ABSTRACT

This book contributes to the growing literature on economic insecurity (Western et al. 2012). This dynamic perspective on inequality provided many insights about the stability of positions within the social stratification. Furthermore, this line of research showed how institutional arrangements shape social mobility over the life course (Fritzell 1990; McManus and DiPrete 2000). Research on trigger events over the life course proved to be an especially fruitful approach to understanding the mechanisms through which institutions influence economic insecurity (DiPrete 2002). This literature identified job loss as one of the main causes of downward social mobility (Burkhauser and Duncan 1989; DiPrete and McManus 2000a; McKernan and Ratcliffe 2005, Brand 2015).
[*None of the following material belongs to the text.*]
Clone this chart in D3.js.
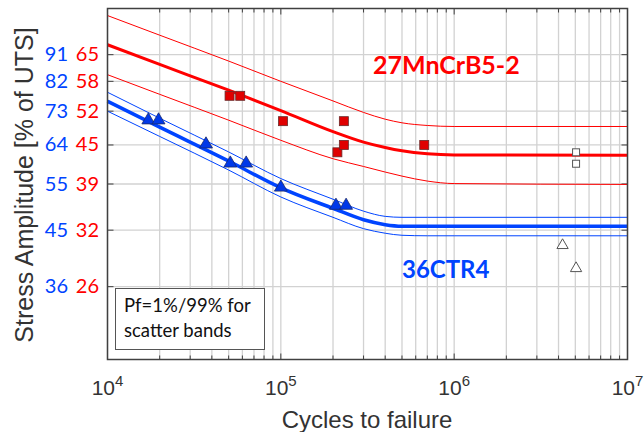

However, despite obvious connections to life course research in this literature – and especially “life course regimes” (Mayer 1997, 2001) – scholars often analyzed trigger events independent of the life courses they occurred in. I argue that this omission limits the insights about economic insecurity that this approach can yield. Therefore, I proposed to extend the trigger events framework by embedding it into the sociology of the life course. In the present study, I analyzed the economic insecurity due to job loss and unemployment in the United States and Germany with special focus on group differences that follow from the life course perspective. In this concluding chapter, I first recapitulate the proposed enhancements of the trigger events approach. Second, I summarize key findings from the empirical analyses and show the extent to which the extended trigger events approach leads to new insights about economic insecurity. Finally, I discuss how my findings relate to debates about the increase in economic instability, the diffusion of risks, and welfare state policies directed at the unemployed that I sketched in the introductory chapter of this study.